#### RECORDS SUPPLIED ####

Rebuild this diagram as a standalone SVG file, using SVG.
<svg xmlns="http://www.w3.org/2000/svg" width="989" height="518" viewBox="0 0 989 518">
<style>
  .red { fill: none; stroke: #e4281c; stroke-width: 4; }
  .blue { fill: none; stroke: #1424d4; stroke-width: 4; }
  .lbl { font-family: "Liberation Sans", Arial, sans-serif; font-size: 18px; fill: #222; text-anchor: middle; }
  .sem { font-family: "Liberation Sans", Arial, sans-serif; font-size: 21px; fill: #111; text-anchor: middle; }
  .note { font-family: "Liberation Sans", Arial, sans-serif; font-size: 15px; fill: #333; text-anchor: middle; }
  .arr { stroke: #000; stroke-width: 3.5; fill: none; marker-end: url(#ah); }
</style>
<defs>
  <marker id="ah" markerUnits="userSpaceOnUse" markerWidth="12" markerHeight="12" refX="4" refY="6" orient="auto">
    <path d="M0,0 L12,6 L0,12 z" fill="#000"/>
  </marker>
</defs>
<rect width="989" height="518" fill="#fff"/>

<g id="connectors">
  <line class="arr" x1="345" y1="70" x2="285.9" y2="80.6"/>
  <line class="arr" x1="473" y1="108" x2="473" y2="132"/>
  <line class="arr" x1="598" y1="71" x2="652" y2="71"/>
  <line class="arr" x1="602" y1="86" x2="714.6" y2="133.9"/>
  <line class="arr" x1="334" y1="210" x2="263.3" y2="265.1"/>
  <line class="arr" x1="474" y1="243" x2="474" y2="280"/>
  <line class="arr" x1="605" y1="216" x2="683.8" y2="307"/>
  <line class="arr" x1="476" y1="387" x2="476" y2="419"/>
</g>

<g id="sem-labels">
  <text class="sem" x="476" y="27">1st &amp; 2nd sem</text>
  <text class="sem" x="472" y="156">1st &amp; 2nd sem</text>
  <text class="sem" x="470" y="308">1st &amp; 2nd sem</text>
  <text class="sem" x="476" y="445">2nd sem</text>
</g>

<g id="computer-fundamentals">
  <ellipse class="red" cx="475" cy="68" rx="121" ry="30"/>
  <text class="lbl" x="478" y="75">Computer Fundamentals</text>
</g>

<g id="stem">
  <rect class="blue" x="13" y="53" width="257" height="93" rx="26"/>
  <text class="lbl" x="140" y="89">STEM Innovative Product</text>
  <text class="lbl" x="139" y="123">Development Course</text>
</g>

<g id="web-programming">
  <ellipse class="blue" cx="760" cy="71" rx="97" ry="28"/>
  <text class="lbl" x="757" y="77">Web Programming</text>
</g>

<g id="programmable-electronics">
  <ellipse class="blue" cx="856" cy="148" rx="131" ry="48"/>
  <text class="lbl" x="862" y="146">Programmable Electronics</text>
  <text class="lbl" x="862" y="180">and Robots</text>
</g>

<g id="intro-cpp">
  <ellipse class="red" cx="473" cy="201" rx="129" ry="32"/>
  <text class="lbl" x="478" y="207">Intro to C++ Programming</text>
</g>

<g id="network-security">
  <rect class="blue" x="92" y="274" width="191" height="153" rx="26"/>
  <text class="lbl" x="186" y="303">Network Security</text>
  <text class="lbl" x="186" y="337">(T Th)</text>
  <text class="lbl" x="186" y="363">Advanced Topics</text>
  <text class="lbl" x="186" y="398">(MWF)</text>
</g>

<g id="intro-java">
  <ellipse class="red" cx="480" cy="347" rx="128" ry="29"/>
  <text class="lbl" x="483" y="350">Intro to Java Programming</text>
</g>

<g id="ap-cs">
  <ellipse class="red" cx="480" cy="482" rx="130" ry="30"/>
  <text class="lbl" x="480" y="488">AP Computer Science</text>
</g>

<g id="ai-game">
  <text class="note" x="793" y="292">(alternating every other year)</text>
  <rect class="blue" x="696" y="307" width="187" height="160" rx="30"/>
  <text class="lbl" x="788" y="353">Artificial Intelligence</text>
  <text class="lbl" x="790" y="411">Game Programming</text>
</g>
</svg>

####
#### RECORDS SUPPLIED ####

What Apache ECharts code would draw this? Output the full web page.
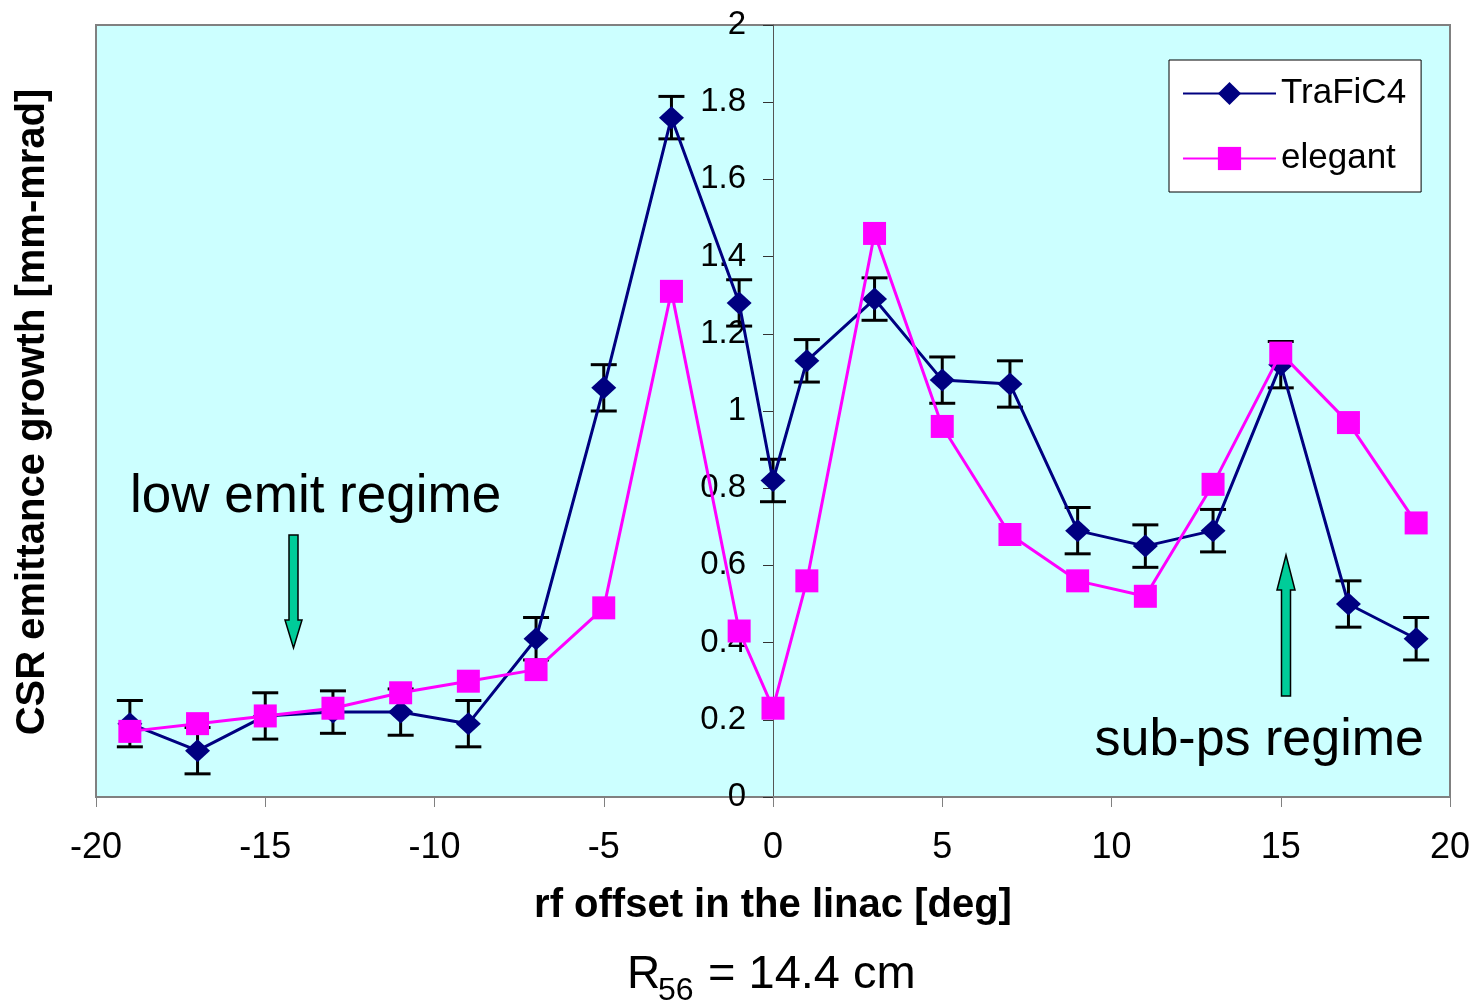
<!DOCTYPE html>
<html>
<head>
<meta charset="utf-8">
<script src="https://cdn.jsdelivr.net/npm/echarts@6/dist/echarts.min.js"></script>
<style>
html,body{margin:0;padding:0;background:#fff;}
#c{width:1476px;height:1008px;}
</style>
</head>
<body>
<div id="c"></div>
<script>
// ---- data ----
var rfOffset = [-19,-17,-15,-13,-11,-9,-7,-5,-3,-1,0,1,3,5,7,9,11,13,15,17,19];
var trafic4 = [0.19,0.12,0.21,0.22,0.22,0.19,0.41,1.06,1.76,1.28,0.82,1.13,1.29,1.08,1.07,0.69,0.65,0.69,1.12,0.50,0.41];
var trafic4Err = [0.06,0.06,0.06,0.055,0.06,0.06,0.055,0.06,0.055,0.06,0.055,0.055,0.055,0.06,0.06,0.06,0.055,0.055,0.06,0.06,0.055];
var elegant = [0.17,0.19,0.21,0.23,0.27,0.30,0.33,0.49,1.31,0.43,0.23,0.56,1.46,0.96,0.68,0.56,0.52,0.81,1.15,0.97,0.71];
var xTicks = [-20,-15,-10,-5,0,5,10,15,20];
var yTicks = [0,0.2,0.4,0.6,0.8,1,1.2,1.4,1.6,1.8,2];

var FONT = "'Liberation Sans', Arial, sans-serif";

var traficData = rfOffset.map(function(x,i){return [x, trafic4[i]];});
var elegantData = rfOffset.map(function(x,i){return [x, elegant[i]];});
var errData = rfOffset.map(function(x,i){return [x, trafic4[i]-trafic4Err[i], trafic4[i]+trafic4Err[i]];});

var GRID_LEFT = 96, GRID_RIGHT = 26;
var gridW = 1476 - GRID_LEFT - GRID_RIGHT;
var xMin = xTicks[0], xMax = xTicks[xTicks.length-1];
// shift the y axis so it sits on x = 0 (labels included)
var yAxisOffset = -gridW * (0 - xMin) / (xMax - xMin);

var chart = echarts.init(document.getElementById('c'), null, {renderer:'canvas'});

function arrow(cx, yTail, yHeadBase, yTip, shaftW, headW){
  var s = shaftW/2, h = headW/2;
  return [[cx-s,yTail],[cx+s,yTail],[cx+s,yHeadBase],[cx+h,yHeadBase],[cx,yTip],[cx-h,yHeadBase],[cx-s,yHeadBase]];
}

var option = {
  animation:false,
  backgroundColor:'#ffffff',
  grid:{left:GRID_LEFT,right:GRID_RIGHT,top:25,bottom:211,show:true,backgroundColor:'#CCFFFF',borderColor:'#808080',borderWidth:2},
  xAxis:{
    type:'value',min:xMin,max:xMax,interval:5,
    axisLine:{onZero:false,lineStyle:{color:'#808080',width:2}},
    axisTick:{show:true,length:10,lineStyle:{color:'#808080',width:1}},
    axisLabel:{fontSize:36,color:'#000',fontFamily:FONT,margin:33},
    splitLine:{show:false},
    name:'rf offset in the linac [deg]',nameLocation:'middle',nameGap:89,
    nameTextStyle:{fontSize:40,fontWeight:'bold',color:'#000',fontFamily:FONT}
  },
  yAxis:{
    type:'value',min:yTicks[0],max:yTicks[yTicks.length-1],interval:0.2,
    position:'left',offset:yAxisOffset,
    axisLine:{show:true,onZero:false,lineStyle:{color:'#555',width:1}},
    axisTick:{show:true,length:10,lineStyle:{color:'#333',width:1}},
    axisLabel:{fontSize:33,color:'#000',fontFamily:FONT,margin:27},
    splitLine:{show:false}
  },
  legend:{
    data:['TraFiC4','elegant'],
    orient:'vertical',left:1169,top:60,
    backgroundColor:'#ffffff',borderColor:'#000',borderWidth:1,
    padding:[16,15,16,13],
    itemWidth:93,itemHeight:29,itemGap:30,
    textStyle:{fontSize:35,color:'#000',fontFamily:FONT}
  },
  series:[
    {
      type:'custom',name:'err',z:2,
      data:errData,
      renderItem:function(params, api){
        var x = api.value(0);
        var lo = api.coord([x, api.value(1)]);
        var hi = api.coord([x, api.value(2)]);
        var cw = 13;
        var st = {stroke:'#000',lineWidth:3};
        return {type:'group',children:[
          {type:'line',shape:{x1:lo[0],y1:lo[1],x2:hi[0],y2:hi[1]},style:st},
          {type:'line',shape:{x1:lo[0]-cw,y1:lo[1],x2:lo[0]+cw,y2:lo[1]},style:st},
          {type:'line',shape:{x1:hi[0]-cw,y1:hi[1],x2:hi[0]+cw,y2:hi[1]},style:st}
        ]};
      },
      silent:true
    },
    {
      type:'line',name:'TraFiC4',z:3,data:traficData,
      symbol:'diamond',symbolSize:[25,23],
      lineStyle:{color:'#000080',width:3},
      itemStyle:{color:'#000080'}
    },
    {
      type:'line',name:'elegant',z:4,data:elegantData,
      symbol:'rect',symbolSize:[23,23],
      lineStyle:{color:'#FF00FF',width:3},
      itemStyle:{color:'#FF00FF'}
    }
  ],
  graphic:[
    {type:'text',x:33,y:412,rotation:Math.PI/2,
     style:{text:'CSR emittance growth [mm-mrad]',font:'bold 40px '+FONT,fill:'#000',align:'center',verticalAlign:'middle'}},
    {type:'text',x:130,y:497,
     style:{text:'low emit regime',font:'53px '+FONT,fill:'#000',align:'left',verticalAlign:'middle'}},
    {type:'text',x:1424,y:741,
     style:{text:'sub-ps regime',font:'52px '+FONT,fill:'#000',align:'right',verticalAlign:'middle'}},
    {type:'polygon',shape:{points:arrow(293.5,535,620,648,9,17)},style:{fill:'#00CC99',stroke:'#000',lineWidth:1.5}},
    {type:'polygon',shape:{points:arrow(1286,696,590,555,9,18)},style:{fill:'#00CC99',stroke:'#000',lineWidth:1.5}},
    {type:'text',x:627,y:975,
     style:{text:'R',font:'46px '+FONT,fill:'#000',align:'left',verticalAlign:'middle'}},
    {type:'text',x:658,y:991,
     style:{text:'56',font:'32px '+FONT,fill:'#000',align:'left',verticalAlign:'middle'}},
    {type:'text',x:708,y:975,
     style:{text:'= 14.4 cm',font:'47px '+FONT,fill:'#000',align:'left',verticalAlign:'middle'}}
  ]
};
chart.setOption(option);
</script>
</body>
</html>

####

EXERCISE GOAL — Starting at the line containing "What Apache ECharts" and ending at the line containing "var yAxisOffset = -gridW", copy those lines exactly, both included, and nothing more. Leave out any picture.

WRITTEN ANSWER —
What Apache ECharts code would draw this? Output the full web page.
<!DOCTYPE html>
<html>
<head>
<meta charset="utf-8">
<script src="https://cdn.jsdelivr.net/npm/echarts@6/dist/echarts.min.js"></script>
<style>
html,body{margin:0;padding:0;background:#fff;}
#c{width:1476px;height:1008px;}
</style>
</head>
<body>
<div id="c"></div>
<script>
// ---- data ----
var rfOffset = [-19,-17,-15,-13,-11,-9,-7,-5,-3,-1,0,1,3,5,7,9,11,13,15,17,19];
var trafic4 = [0.19,0.12,0.21,0.22,0.22,0.19,0.41,1.06,1.76,1.28,0.82,1.13,1.29,1.08,1.07,0.69,0.65,0.69,1.12,0.50,0.41];
var trafic4Err = [0.06,0.06,0.06,0.055,0.06,0.06,0.055,0.06,0.055,0.06,0.055,0.055,0.055,0.06,0.06,0.06,0.055,0.055,0.06,0.06,0.055];
var elegant = [0.17,0.19,0.21,0.23,0.27,0.30,0.33,0.49,1.31,0.43,0.23,0.56,1.46,0.96,0.68,0.56,0.52,0.81,1.15,0.97,0.71];
var xTicks = [-20,-15,-10,-5,0,5,10,15,20];
var yTicks = [0,0.2,0.4,0.6,0.8,1,1.2,1.4,1.6,1.8,2];

var FONT = "'Liberation Sans', Arial, sans-serif";

var traficData = rfOffset.map(function(x,i){return [x, trafic4[i]];});
var elegantData = rfOffset.map(function(x,i){return [x, elegant[i]];});
var errData = rfOffset.map(function(x,i){return [x, trafic4[i]-trafic4Err[i], trafic4[i]+trafic4Err[i]];});

var GRID_LEFT = 96, GRID_RIGHT = 26;
var gridW = 1476 - GRID_LEFT - GRID_RIGHT;
var xMin = xTicks[0], xMax = xTicks[xTicks.length-1];
// shift the y axis so it sits on x = 0 (labels included)
var yAxisOffset = -gridW * (0 - xMin) / (xMax - xMin);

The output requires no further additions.